WHAT IS NEEDED:
The listing below should be printed exactly, every line of it. Skip the pictures.

>> Begin DATA

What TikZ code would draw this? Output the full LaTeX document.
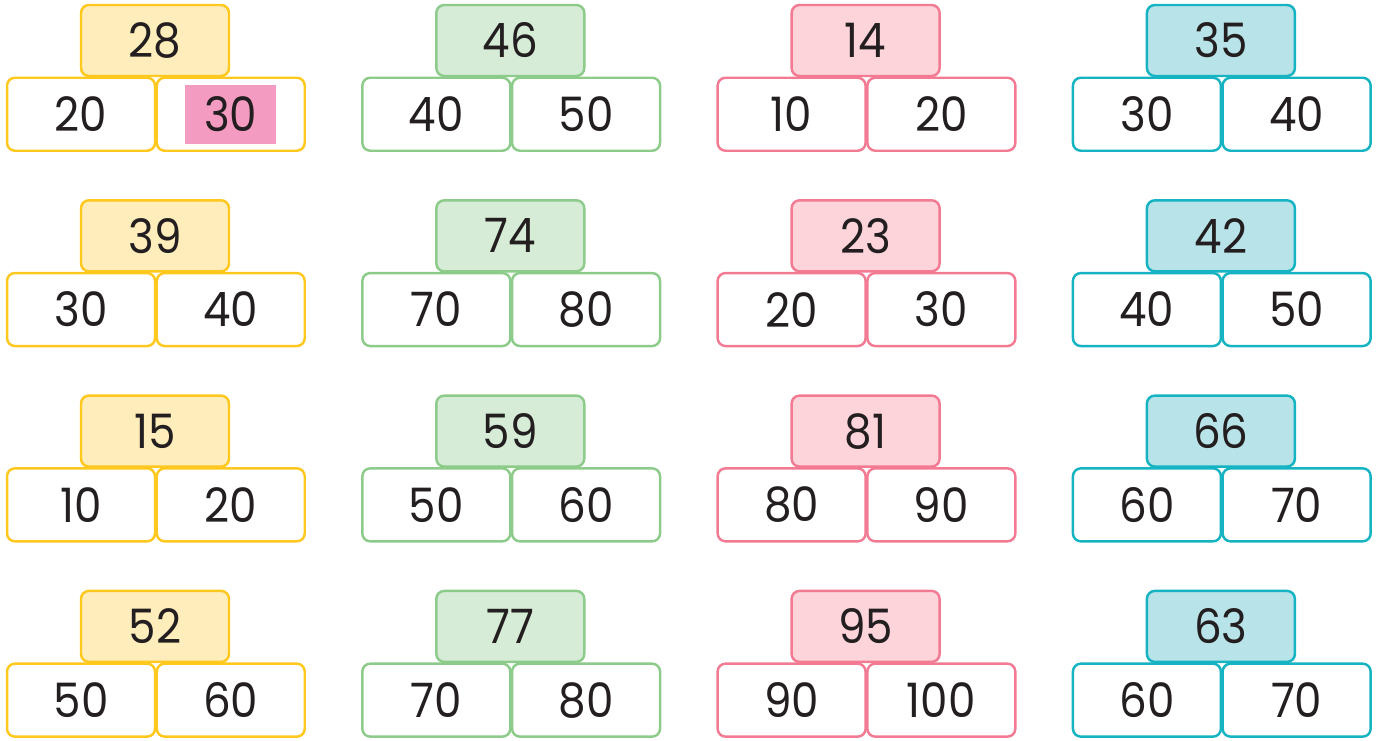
\documentclass[tikz,border=0pt]{standalone}
\usepackage{fontspec}
\setmainfont{Poppins}[FakeStretch=0.92]
\usetikzlibrary{positioning, backgrounds}
\definecolor{ink}{HTML}{231F20}
\definecolor{sunline}{HTML}{FFC81E}
\definecolor{sunfill}{HTML}{FFEDBB}
\definecolor{leafline}{HTML}{8DCB8B}
\definecolor{leaffill}{HTML}{D6ECD7}
\definecolor{roseline}{HTML}{F27B93}
\definecolor{rosefill}{HTML}{FCD4DA}
\definecolor{sealine}{HTML}{16B3C2}
\definecolor{seafill}{HTML}{B8E3E8}
\definecolor{hilite}{HTML}{F49BC2}
\tikzset{
  cell/.style={draw, line width=1.4pt, rounded corners=4.5pt,
               minimum width=2.96cm, minimum height=1.46cm,
               inner sep=0pt, outer sep=0pt, text=ink,
               font=\fontsize{27}{30}\selectfont},
  head/.style={cell, minimum height=1.42cm},
}

\begin{document}
\begin{tikzpicture}[x=0.02cm, y=-0.02cm]
  \useasboundingbox (0,0) rectangle (1378,740);
  \foreach \col/\clr/\data in {%
      0/sun/{28/20/30, 39/30/40, 15/10/20, 52/50/60},
      1/leaf/{46/40/50, 74/70/80, 59/50/60, 77/70/80},
      2/rose/{14/10/20, 23/20/30, 81/80/90, 95/90/100},
      3/sea/{35/30/40, 42/40/50, 66/60/70, 63/60/70}}{
    \foreach \top/\lo/\hi [count=\row from 0] in \data {
      \node[head, draw=\clr line, fill=\clr fill]
        (hd-\col-\row) at (155+355.3*\col, 40.5+195.3*\row) {\top};
      \node[cell, draw=\clr line, anchor=north east]
        (lft-\col-\row) at ([yshift=-1pt]hd-\col-\row.south) {\lo};
      \node[cell, draw=\clr line, anchor=north west]
        (rgt-\col-\row) at ([xshift=1pt]lft-\col-\row.north east) {\hi};
    }
  }
  % highlighted answer
  \begin{scope}[on background layer]
    \node[fill=hilite, minimum width=1.82cm, minimum height=1.18cm,
          inner sep=0pt] (mark) at (rgt-0-0) {};
  \end{scope}
\end{tikzpicture}
\end{document}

>> End DATA

ANSWER TO THE PROBLEM:
What TikZ code would draw this? Output the full LaTeX document.
\documentclass[tikz,border=0pt]{standalone}
\usepackage{fontspec}
\setmainfont{Poppins}[FakeStretch=0.92]
\usetikzlibrary{positioning, backgrounds}
\definecolor{ink}{HTML}{231F20}
\definecolor{sunline}{HTML}{FFC81E}
\definecolor{sunfill}{HTML}{FFEDBB}
\definecolor{leafline}{HTML}{8DCB8B}
\definecolor{leaffill}{HTML}{D6ECD7}
\definecolor{roseline}{HTML}{F27B93}
\definecolor{rosefill}{HTML}{FCD4DA}
\definecolor{sealine}{HTML}{16B3C2}
\definecolor{seafill}{HTML}{B8E3E8}
\definecolor{hilite}{HTML}{F49BC2}
\tikzset{
  cell/.style={draw, line width=1.4pt, rounded corners=4.5pt,
               minimum width=2.96cm, minimum height=1.46cm,
               inner sep=0pt, outer sep=0pt, text=ink,
               font=\fontsize{27}{30}\selectfont},
  head/.style={cell, minimum height=1.42cm},
}

\begin{document}
\begin{tikzpicture}[x=0.02cm, y=-0.02cm]
  \useasboundingbox (0,0) rectangle (1378,740);
  \foreach \col/\clr/\data in {%
      0/sun/{28/20/30, 39/30/40, 15/10/20, 52/50/60},
      1/leaf/{46/40/50, 74/70/80, 59/50/60, 77/70/80},
      2/rose/{14/10/20, 23/20/30, 81/80/90, 95/90/100},
      3/sea/{35/30/40, 42/40/50, 66/60/70, 63/60/70}}{
    \foreach \top/\lo/\hi [count=\row from 0] in \data {
      \node[head, draw=\clr line, fill=\clr fill]
        (hd-\col-\row) at (155+355.3*\col, 40.5+195.3*\row) {\top};
      \node[cell, draw=\clr line, anchor=north east]
        (lft-\col-\row) at ([yshift=-1pt]hd-\col-\row.south) {\lo};
      \node[cell, draw=\clr line, anchor=north west]
        (rgt-\col-\row) at ([xshift=1pt]lft-\col-\row.north east) {\hi};
    }
  }
  % highlighted answer
  \begin{scope}[on background layer]
    \node[fill=hilite, minimum width=1.82cm, minimum height=1.18cm,
          inner sep=0pt] (mark) at (rgt-0-0) {};
  \end{scope}
\end{tikzpicture}
\end{document}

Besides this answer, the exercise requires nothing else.